Thoroughly amused by the chaos and it now being after midday, I decided it was time for a beer. I heard the engines first, but when the little plane headed into the harbour, it was thoroughly spectacular. I'm not particularly fussed by methods of transport and rarely charmed by airports but this was special. Ever since reading Enid Blyton and her adventurous four stories with their mention of seaplanes, they've held a certain mystery for me. Childish but a transport which can take you quickly to remote places, need no landing strip... And be used by criminal rascals, what's not to like? 

Ahem. After that excursion into my childhood reading... The trip was even more exciting than I imagined. The taxiing out of the harbour, watching all the knobs and dials, the throb of the engines, the sexy combination of uniform, sun glasses, and headphones of the gentlemen pilots, as well as the coloured navigation screens may have made me feel a bit peculiar. I may have grinned and fidgeted and glowed the entire 20 minute flight.

Brač, Hvar, Korčula spread out, demonstrating their perfect blue and green contours; tranquil sea birds soared beneath us; and as we descended into Uble bay, it made down town Split look like Heathrow on a bad day. Five passengers clambered out and the pine scent of a freshly washed island greeted us.

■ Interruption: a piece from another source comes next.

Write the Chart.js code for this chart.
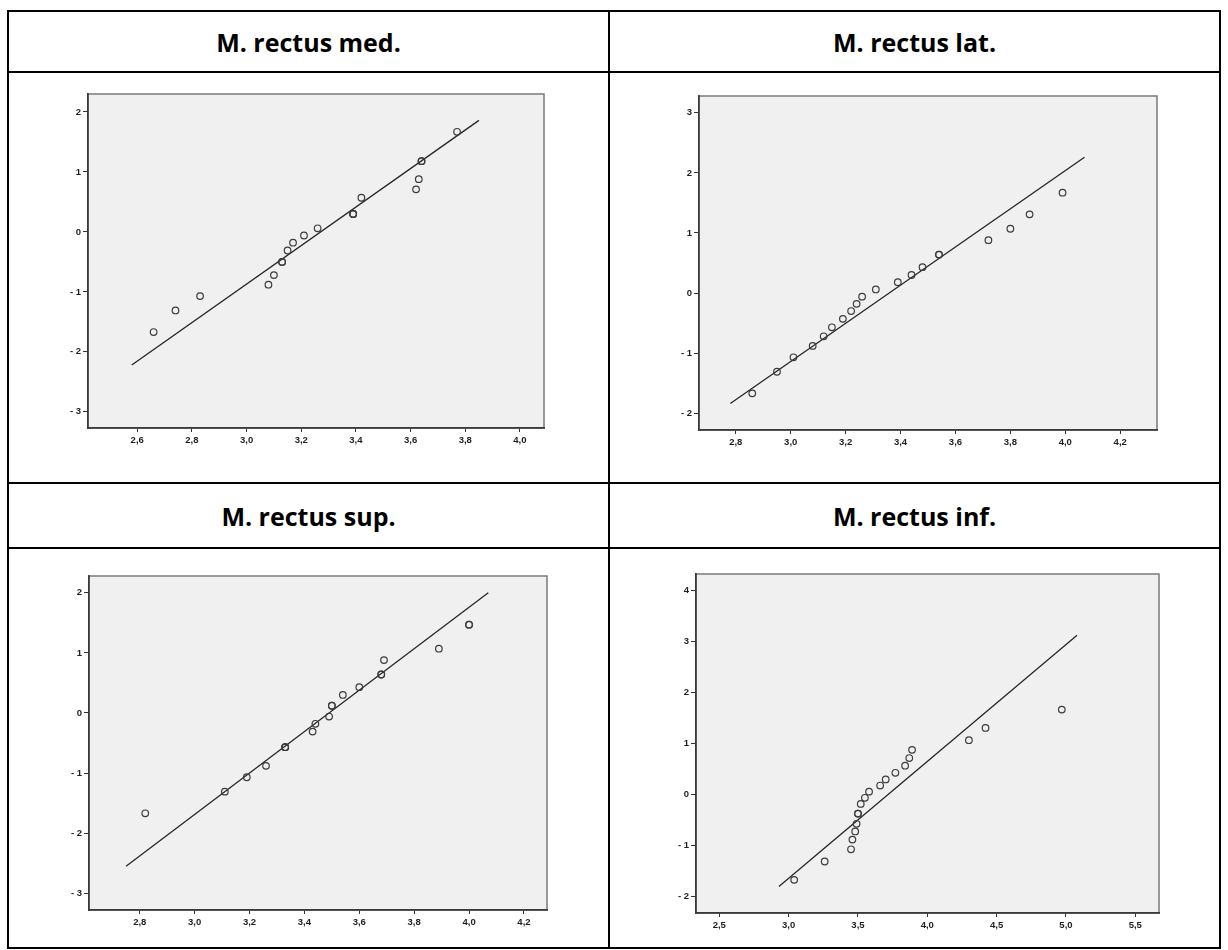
<!DOCTYPE html>
<html>
<head>
<meta charset="utf-8">
<script src="https://cdn.jsdelivr.net/npm/chart.js@4.4.1/dist/chart.umd.min.js"></script>
<style>
  html, body { margin: 0; padding: 0; background: #fff; }
  body { position: relative; width: 1228px; height: 950px; overflow: hidden; }
  .frame { position: absolute; left: 7px; top: 10px; width: 1214px; height: 939px; box-sizing: border-box; border: 2px solid #000; }
  .hline { position: absolute; left: 7px; width: 1214px; height: 2px; background: #000; }
  .vline { position: absolute; left: 608px; top: 10px; width: 2px; height: 939px; background: #000; }
  .head { position: absolute; display: flex; align-items: center; justify-content: center;
          font-family: "Open Sans", "Liberation Sans", sans-serif; font-weight: 700; font-size: 25px; color: #000; }
  canvas { position: absolute; }
</style>
</head>
<body>
<div class="frame"></div>
<div class="hline" style="top:71px"></div>
<div class="hline" style="top:482px"></div>
<div class="hline" style="top:547px"></div>
<div class="vline"></div>

<div class="head" style="left:9px;top:12px;width:599px;height:59px">M. rectus med.</div>
<div class="head" style="left:610px;top:12px;width:609px;height:59px">M. rectus lat.</div>
<div class="head" style="left:9px;top:484px;width:599px;height:63px">M. rectus sup.</div>
<div class="head" style="left:610px;top:484px;width:609px;height:63px">M. rectus inf.</div>

<canvas id="qq-med"></canvas>
<canvas id="qq-lat"></canvas>
<canvas id="qq-sup"></canvas>
<canvas id="qq-inf"></canvas>

<script>
// observed values and expected normal scores
const medValues = [2.66, 2.74, 2.83, 3.08, 3.10, 3.13, 3.13, 3.15, 3.17, 3.21, 3.26, 3.39, 3.39, 3.39, 3.42, 3.62, 3.63, 3.64, 3.64, 3.77];
const medScores = [-1.67, -1.31, -1.07, -0.88, -0.72, -0.50, -0.50, -0.31, -0.18, -0.06, 0.06, 0.30, 0.30, 0.30, 0.57, 0.71, 0.88, 1.18, 1.18, 1.67];
const medLineX = [2.58, 3.85];
const medLineY = [-2.22, 1.86];

const latValues = [2.86, 2.95, 3.01, 3.08, 3.12, 3.15, 3.19, 3.22, 3.24, 3.26, 3.31, 3.39, 3.44, 3.48, 3.54, 3.54, 3.72, 3.80, 3.87, 3.99];
const latScores = [-1.67, -1.31, -1.07, -0.88, -0.72, -0.57, -0.43, -0.30, -0.18, -0.06, 0.06, 0.18, 0.30, 0.43, 0.64, 0.64, 0.88, 1.07, 1.31, 1.67];
const latLineX = [2.78, 4.07];
const latLineY = [-1.84, 2.26];

const supValues = [2.82, 3.11, 3.19, 3.26, 3.33, 3.33, 3.33, 3.43, 3.44, 3.49, 3.50, 3.50, 3.54, 3.60, 3.68, 3.68, 3.69, 3.89, 4.00, 4.00];
const supScores = [-1.67, -1.31, -1.07, -0.88, -0.57, -0.57, -0.57, -0.31, -0.18, -0.06, 0.12, 0.12, 0.30, 0.43, 0.64, 0.64, 0.88, 1.07, 1.47, 1.47];
const supLineX = [2.75, 4.07];
const supLineY = [-2.55, 2.00];

const infValues = [3.04, 3.26, 3.45, 3.46, 3.48, 3.49, 3.50, 3.50, 3.52, 3.55, 3.58, 3.66, 3.70, 3.77, 3.84, 3.87, 3.89, 4.30, 4.42, 4.97];
const infScores = [-1.67, -1.31, -1.07, -0.88, -0.72, -0.57, -0.37, -0.37, -0.18, -0.06, 0.06, 0.18, 0.30, 0.43, 0.57, 0.72, 0.88, 1.07, 1.31, 1.67];
const infLineX = [2.93, 5.08];
const infLineY = [-1.80, 3.13];

// axis ticks
const medXTicks = [2.6, 2.8, 3.0, 3.2, 3.4, 3.6, 3.8, 4.0];
const medYTicks = [-3, -2, -1, 0, 1, 2];
const latXTicks = [2.8, 3.0, 3.2, 3.4, 3.6, 3.8, 4.0, 4.2];
const latYTicks = [-2, -1, 0, 1, 2, 3];
const supXTicks = [2.8, 3.0, 3.2, 3.4, 3.6, 3.8, 4.0, 4.2];
const supYTicks = [-3, -2, -1, 0, 1, 2];
const infXTicks = [2.5, 3.0, 3.5, 4.0, 4.5, 5.0, 5.5];
const infYTicks = [-2, -1, 0, 1, 2, 3, 4];

const AXIS_W = 40;
const AXIS_H = 30;
const PAD = 10;

// grey plot background with a thin frame
const plotFrame = {
    id: "plotFrame",
    beforeDraw(chart) {
        const { ctx, chartArea: a } = chart;
        ctx.save();
        ctx.fillStyle = "#f0f0f0";
        ctx.fillRect(a.left, a.top, a.right - a.left, a.bottom - a.top);
        ctx.strokeStyle = "#7a7a7a";
        ctx.lineWidth = 1.5;
        ctx.strokeRect(a.left, a.top, a.right - a.left, a.bottom - a.top);
        ctx.restore();
    },
};

const tickFont = { family: "Liberation Sans", size: 9.5, weight: "bold" };

const qqChart = (id, area, values, scores, lineX, lineY, xTicks, yTicks, xRange, yRange) => {
    const canvas = document.getElementById(id);
    const w = area.r - area.l + AXIS_W + PAD;
    const h = area.b - area.t + AXIS_H + PAD;
    canvas.width = w;
    canvas.height = h;
    canvas.style.left = (area.l - AXIS_W) + "px";
    canvas.style.top = (area.t - PAD) + "px";
    canvas.style.width = w + "px";
    canvas.style.height = h + "px";

    new Chart(canvas.getContext("2d"), {
        type: "scatter",
        data: {
            datasets: [
                {
                    type: "line",
                    data: lineX.map((x, i) => ({ x, y: lineY[i] })),
                    borderColor: "#262626",
                    borderWidth: 1.3,
                    pointRadius: 0,
                    fill: false,
                    order: 2,
                },
                {
                    data: values.map((x, i) => ({ x, y: scores[i] })),
                    pointStyle: "circle",
                    pointRadius: 3.3,
                    borderWidth: 1.2,
                    borderColor: "#3c3c3c",
                    backgroundColor: "rgba(0,0,0,0)",
                    order: 1,
                },
            ],
        },
        options: {
            responsive: false,
            animation: false,
            devicePixelRatio: 1,
            layout: { padding: { top: PAD, right: PAD, left: 0, bottom: 0 } },
            plugins: { legend: { display: false }, tooltip: { enabled: false } },
            scales: {
                x: {
                    type: "linear",
                    min: xRange[0],
                    max: xRange[1],
                    afterBuildTicks: (scale) => {
                        scale.ticks = xTicks.map((value) => ({ value }));
                    },
                    afterFit: (scale) => {
                        scale.height = AXIS_H;
                    },
                    grid: {
                        drawOnChartArea: false,
                        drawTicks: true,
                        tickLength: 4,
                        color: "#333",
                    },
                    border: { color: "#3a3a3a", width: 1.7 },
                    ticks: {
                        font: tickFont,
                        color: "#1e1e1e",
                        padding: 3,
                        maxRotation: 0,
                        autoSkip: false,
                        callback: (v) => v.toFixed(1).replace(".", ","),
                    },
                },
                y: {
                    type: "linear",
                    min: yRange[0],
                    max: yRange[1],
                    afterBuildTicks: (scale) => {
                        scale.ticks = yTicks.map((value) => ({ value }));
                    },
                    afterFit: (scale) => {
                        scale.width = AXIS_W;
                    },
                    grid: {
                        drawOnChartArea: false,
                        drawTicks: true,
                        tickLength: 5,
                        color: "#333",
                    },
                    border: { color: "#3a3a3a", width: 1.7 },
                    ticks: {
                        font: tickFont,
                        color: "#1e1e1e",
                        padding: 2,
                        autoSkip: false,
                        callback: (v) => (v < 0 ? "- " + Math.abs(v) : String(v)),
                    },
                },
            },
        },
        plugins: [plotFrame],
    });
};

document.addEventListener("DOMContentLoaded", () => {
    qqChart("qq-med", { l: 88, t: 94, r: 544, b: 428 }, medValues, medScores, medLineX, medLineY,
        medXTicks, medYTicks, [2.42, 4.088], [-3.27, 2.3]);
    qqChart("qq-lat", { l: 699, t: 96, r: 1157, b: 430 }, latValues, latScores, latLineX, latLineY,
        latXTicks, latYTicks, [2.666, 4.334], [-2.28, 3.28]);
    qqChart("qq-sup", { l: 89, t: 576, r: 547, b: 910 }, supValues, supScores, supLineX, supLineY,
        supXTicks, supYTicks, [2.615, 4.284], [-3.28, 2.28]);
    qqChart("qq-inf", { l: 696, t: 574, r: 1159, b: 913 }, infValues, infScores, infLineX, infLineY,
        infXTicks, infYTicks, [2.332, 5.671], [-2.32, 4.33]);
});
</script>
</body>
</html>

My landlady had been waiting for us and we headed up towards the main town of Lastovo for supplies! The local shop has weird hours so even pasta and sauce are rare commodities. After getting some bits, we also picked up some children, and headed home. And what a home it is. The steps went up and up and then...

The view. 

I'd booked this place purely because it faced west, overlooking the sea. And after I demolished a bowl of pesto fusilli, I sipped the local Konobar's palatable red (morello cherries with a hefty punch), I sat there and waited. And waited. From about 4pm I was simply waiting for the sun to go down. And like everything that day, it didn't disappoint.